One of the Kittyhawk's tires sits on the desert floor more than a hundred meters behind the final resting place for the P-40. Perhaps the landing gear were down when he attempted to land and were shorn off when they dug deep into the sand. Photo: Jakub Perka

Looking back past the amputated propeller hub, we see severely contorted blades. It seems the landing was made with power on. Photo: Jakub Perka

The prop hub bears some of its original red paint.  Photo: Jakub Perka

Blades are bent forward and backward supporting a power-on landing theory. Photo: Jakub Perka

Inside the Kittyhawk looks pretty well intact with control cables still attached and cloth covered wiring not rotted. Photo: Jakub Perka

A side view of the fuselage seems to show squadron markings still. we can still see what appears to be oil spray up the side of the fuselage. Just above the roundel we see tow bullet sized holes blasting outwards from the inside... is this evidence of ground fire? Photo: Jakub Perka

Photographer and history enthusiast Richard Allnutt torqued the colour on the same photo to better see the aircraft's markings.
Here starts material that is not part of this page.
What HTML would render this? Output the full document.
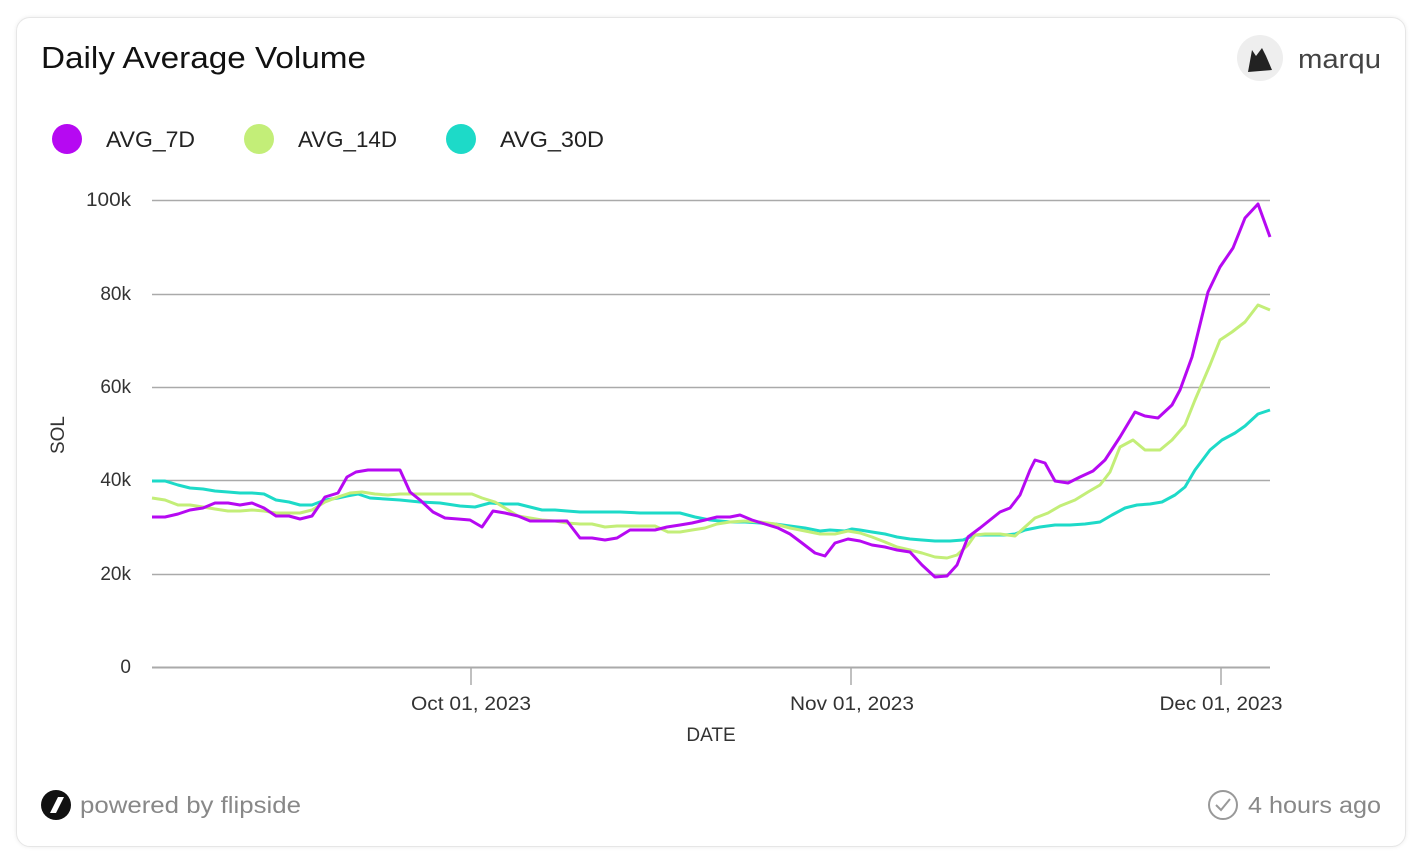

We can just make out the “HS” to the left of the roundel (with the tops of the verticals of the “H” and the top curve of the “S” faint as well as the horizontal stroke of the “H”.  To the right of the roundel, the aircraft letter “B” has left a ghosted image after being scoured away over the years. I would put money on the fact that this was a 260 Squadron aircraft and that it is the same amrkings (albeit a different Mark Kittyhawk)  as the one we have marked in our collection. Photo: Jakub Perka

A photo of a “K” model Kittyhawk wearing the same HS-B code on the 260 flight line in 1942. Perhaps this is the replacement aircraft for the one (“D”- Model) that crashed in the desert. RAF photo

Another clear view of a later model Kittyhawk wearing HS-B on the 260 flight line for an RAF promotional photo. RAF Photo

The Vintage Wings of Canada P-40 Kittyhawk HS-B over friendlier terrain. For more informatuion on Stocky Edwards and to see video of HS-B flying, click here. Photo: Peter Handley

The cockpit area looks in good shape with the canopy slid back for perhaps the first time in 70 years. Photo: Jakub Perka

The seat is in the same condition as the day the pilot stepped over the side with his parachute and exited the wrecked P-40. The light accumulation of sand seems to indicate that the canopy was closed for all these years with minimum sand intrusion. Photo: Jakub Perka

The cockpit is in remarkable though dusty condition. Perhaps an experienced Kittyhawk pilot would be able to gain more information about the crash from the settings here. Photo: Jakub Perka

Over 70 years sand has sifted in through cracks and perhaps from below. Aluminum placards are corroded and the throttle seems to be fully forward. Photo: Jakub Perka

One man seems to be holding up the remains of a parachute near the front of the aircraft. probably where the pilot discarded it. Or was it set up to shelter from the sun? Photo: Jakub Perka

1 commentaires:

Firebrand TF a dit…

Amazing news! It looks like "Lady be good", but witha P40 and a lonely pilot lost in the middle of the desert.
Ironically, the bad luck those persons had, is the good luck the wrecks discoverers have.